Exercise:
Search the data for the word "chart". Reproduce every line where it is found.

Extracted information:
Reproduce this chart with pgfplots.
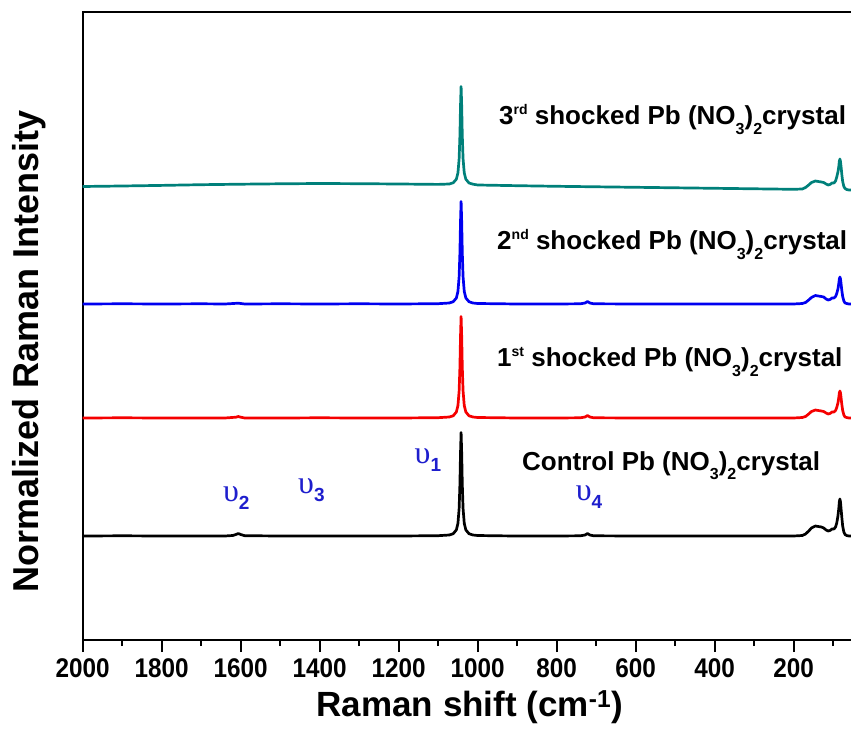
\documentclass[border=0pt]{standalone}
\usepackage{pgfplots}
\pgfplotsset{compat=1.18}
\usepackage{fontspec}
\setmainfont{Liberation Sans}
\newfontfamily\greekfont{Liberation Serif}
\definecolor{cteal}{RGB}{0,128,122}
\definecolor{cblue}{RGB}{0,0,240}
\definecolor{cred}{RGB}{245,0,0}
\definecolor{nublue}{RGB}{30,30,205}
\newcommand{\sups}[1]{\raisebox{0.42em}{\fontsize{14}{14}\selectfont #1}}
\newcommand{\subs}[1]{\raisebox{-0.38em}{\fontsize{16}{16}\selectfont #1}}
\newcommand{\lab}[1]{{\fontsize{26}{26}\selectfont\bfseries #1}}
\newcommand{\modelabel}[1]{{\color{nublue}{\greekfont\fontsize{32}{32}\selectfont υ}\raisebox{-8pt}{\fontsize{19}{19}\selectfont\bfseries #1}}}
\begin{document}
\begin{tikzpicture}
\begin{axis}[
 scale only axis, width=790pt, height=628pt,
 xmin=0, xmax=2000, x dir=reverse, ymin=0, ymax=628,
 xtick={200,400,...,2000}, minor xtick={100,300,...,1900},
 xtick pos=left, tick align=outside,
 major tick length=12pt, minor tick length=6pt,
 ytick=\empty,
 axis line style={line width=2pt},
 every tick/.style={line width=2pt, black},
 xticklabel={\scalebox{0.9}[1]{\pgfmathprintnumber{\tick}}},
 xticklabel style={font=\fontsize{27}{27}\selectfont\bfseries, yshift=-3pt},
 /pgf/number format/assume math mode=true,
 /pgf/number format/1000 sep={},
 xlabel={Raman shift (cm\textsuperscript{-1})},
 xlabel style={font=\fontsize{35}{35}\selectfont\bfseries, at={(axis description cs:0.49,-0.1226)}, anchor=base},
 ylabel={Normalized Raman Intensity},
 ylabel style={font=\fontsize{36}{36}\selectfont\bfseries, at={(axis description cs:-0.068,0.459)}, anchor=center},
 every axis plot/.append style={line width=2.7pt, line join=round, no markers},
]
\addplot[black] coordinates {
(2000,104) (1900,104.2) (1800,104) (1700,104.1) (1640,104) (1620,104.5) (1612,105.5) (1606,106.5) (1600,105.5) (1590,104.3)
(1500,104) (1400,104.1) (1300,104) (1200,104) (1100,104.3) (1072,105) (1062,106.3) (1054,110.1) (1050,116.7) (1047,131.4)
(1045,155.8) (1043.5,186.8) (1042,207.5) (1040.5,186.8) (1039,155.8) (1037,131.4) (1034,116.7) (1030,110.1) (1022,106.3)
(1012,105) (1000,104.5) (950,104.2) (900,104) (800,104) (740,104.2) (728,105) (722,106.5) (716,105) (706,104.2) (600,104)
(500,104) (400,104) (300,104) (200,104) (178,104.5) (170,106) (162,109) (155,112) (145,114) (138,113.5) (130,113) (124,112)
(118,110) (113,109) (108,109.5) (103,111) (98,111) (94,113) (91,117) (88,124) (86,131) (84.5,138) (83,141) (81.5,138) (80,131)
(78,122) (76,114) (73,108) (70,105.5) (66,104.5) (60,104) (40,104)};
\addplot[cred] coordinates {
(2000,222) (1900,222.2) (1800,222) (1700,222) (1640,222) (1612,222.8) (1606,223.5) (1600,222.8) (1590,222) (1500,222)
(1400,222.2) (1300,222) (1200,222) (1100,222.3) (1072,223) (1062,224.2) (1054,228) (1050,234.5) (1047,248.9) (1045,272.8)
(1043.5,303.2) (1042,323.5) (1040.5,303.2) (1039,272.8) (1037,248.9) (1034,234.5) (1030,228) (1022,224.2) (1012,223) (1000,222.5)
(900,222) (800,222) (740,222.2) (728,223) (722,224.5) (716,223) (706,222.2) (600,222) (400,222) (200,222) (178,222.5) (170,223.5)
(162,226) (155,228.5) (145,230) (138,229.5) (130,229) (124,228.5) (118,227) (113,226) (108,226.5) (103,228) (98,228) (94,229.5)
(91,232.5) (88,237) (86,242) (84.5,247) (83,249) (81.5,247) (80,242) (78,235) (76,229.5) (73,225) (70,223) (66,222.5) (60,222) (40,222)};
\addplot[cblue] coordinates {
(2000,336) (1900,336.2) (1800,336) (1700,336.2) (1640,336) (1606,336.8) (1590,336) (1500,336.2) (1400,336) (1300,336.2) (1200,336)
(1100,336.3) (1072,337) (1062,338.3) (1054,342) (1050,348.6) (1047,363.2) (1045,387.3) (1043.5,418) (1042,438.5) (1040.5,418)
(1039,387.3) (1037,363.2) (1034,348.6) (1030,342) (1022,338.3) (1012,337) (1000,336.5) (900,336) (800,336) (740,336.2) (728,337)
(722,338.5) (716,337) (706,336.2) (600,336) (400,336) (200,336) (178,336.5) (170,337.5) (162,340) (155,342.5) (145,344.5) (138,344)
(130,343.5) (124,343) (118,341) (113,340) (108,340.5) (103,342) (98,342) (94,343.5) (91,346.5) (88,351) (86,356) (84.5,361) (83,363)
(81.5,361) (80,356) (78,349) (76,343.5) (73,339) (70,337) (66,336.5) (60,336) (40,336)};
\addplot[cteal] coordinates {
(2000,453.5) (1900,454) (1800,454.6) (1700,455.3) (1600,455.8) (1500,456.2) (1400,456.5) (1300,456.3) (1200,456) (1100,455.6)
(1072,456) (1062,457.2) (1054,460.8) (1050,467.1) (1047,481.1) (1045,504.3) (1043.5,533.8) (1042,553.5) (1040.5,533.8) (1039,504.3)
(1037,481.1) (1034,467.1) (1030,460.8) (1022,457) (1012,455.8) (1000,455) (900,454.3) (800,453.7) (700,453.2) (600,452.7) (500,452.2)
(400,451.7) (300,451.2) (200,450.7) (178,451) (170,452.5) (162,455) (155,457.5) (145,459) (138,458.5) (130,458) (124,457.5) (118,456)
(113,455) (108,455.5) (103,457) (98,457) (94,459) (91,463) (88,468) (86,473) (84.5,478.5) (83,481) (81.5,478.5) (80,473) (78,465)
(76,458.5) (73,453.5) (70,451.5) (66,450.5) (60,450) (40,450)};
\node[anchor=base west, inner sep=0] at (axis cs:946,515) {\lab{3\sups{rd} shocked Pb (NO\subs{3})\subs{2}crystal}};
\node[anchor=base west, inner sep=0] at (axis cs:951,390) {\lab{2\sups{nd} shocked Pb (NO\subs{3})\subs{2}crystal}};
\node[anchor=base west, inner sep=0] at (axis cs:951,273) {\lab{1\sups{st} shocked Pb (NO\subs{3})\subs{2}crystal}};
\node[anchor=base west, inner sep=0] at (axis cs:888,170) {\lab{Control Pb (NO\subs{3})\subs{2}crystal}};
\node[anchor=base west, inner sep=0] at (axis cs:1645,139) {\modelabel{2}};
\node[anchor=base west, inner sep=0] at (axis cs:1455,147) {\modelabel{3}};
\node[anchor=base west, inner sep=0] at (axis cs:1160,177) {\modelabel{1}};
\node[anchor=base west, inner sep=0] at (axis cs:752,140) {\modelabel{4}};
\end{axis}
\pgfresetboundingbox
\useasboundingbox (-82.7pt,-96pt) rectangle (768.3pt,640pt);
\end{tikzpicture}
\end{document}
---
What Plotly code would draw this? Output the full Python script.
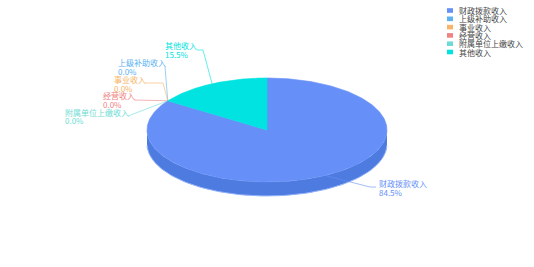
...
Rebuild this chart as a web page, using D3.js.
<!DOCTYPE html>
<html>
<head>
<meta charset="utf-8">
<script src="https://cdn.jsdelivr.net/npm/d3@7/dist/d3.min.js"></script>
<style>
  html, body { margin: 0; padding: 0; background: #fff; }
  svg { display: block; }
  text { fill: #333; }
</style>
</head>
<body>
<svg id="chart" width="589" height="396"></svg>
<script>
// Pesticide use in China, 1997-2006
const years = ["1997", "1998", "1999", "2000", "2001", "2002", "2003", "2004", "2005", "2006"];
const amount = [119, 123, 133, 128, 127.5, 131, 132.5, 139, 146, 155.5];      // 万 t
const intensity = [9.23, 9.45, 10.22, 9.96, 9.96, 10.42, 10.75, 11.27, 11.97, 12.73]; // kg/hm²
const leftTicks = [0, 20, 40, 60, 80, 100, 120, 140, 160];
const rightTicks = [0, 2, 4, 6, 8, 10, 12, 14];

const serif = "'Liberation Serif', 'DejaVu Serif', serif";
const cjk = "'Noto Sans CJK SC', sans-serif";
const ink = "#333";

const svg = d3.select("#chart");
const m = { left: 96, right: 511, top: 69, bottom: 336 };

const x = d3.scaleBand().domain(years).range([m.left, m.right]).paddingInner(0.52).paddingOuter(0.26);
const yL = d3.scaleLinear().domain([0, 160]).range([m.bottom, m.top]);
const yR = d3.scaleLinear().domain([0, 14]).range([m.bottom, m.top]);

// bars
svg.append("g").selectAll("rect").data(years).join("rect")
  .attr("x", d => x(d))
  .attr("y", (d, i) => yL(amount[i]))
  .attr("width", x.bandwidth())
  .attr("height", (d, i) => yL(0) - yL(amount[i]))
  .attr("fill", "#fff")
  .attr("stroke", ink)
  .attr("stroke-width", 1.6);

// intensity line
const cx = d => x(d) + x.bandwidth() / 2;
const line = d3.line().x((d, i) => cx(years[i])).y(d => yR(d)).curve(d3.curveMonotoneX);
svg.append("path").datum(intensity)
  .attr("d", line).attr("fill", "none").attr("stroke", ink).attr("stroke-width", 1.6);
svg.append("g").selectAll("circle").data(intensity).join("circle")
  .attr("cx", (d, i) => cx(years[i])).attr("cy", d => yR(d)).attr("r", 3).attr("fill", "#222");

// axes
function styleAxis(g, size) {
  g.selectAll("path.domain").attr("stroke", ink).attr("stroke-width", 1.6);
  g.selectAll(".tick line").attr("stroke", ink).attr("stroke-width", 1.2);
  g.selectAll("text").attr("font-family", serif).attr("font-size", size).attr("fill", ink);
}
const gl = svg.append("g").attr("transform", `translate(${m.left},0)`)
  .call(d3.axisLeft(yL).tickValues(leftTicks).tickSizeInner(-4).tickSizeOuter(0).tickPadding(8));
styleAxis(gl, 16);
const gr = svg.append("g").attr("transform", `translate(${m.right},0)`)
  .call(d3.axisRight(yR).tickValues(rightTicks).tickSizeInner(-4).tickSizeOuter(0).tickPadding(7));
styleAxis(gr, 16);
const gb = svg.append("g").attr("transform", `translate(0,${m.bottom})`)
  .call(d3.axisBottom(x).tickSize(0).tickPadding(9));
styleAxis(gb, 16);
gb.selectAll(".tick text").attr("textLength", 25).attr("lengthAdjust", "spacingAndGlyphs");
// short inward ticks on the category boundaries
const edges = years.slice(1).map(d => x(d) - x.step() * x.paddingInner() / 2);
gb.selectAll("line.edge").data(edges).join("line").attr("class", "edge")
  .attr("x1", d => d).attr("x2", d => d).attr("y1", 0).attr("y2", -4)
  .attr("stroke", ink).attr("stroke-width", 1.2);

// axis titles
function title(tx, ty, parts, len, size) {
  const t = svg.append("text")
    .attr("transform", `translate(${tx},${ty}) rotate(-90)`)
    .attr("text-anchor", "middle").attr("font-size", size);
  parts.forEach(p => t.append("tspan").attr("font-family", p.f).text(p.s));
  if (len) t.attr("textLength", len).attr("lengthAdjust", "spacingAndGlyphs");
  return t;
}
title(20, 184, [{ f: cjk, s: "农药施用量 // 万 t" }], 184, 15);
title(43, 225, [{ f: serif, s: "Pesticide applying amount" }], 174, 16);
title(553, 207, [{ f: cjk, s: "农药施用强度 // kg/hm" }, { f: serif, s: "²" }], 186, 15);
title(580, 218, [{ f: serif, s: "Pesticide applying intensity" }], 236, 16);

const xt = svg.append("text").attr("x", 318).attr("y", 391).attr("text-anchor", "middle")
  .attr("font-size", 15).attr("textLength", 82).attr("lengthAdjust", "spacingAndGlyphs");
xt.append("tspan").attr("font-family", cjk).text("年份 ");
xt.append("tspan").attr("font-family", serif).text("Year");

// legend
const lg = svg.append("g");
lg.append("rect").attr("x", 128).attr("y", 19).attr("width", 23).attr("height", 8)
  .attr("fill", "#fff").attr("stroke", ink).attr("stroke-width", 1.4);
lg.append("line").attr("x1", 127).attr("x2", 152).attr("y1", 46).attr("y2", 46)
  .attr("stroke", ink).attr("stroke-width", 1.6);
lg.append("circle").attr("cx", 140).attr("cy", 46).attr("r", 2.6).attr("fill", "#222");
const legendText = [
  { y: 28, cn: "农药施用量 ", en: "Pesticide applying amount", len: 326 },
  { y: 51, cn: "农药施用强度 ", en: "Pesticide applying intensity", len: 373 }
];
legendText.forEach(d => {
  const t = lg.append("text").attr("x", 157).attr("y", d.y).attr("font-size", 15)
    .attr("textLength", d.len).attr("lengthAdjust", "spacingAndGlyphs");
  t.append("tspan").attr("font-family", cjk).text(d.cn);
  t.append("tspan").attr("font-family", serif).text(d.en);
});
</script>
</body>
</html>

Completed task:
Reproduce this chart with pgfplots.
Rebuild this chart as a web page, using D3.js.
<svg id="chart" width="589" height="396"></svg>
const svg = d3.select("#chart");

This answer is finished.